**JOB:**
Word for word, restate the lines from the start of the data below through the line containing "plt.rcParams['font.family'] = ['Liberation".

**RECORDED DATA:**
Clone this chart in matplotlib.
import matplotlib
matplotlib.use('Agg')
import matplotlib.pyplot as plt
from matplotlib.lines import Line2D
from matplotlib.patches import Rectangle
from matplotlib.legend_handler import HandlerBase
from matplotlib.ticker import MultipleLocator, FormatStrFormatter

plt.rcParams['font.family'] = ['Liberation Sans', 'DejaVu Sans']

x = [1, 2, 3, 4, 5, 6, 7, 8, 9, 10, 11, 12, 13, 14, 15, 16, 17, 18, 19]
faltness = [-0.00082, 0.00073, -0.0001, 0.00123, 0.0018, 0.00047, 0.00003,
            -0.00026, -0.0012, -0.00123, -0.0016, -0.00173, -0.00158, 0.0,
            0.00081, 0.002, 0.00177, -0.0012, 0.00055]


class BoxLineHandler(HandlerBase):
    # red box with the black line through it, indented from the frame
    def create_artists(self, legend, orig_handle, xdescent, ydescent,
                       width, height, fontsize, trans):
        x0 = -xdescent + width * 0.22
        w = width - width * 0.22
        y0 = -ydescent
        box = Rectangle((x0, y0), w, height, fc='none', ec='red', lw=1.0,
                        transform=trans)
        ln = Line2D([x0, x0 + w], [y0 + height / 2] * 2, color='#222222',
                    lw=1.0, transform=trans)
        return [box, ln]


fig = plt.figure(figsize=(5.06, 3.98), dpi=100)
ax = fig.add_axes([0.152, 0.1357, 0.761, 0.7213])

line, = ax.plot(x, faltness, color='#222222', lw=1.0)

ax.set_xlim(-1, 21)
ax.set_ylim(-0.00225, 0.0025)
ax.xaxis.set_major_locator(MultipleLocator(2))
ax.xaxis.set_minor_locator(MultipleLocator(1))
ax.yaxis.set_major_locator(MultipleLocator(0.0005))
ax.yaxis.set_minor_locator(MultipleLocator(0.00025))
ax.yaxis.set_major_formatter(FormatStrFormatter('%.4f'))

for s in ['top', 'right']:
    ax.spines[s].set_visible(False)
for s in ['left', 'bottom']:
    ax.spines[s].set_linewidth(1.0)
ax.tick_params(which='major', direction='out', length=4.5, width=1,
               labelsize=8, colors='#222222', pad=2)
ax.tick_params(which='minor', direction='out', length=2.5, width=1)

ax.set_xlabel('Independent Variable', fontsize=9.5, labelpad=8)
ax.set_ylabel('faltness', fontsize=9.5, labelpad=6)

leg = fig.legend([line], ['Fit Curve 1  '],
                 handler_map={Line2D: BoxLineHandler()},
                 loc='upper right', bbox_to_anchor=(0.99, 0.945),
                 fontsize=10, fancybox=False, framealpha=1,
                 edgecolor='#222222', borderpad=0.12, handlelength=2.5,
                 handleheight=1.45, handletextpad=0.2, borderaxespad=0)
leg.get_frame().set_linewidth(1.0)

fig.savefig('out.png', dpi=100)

**CORRECT ANSWER:**
Clone this chart in matplotlib.
import matplotlib
matplotlib.use('Agg')
import matplotlib.pyplot as plt
from matplotlib.lines import Line2D
from matplotlib.patches import Rectangle
from matplotlib.legend_handler import HandlerBase
from matplotlib.ticker import MultipleLocator, FormatStrFormatter

plt.rcParams['font.family'] = ['Liberation Sans', 'DejaVu Sans']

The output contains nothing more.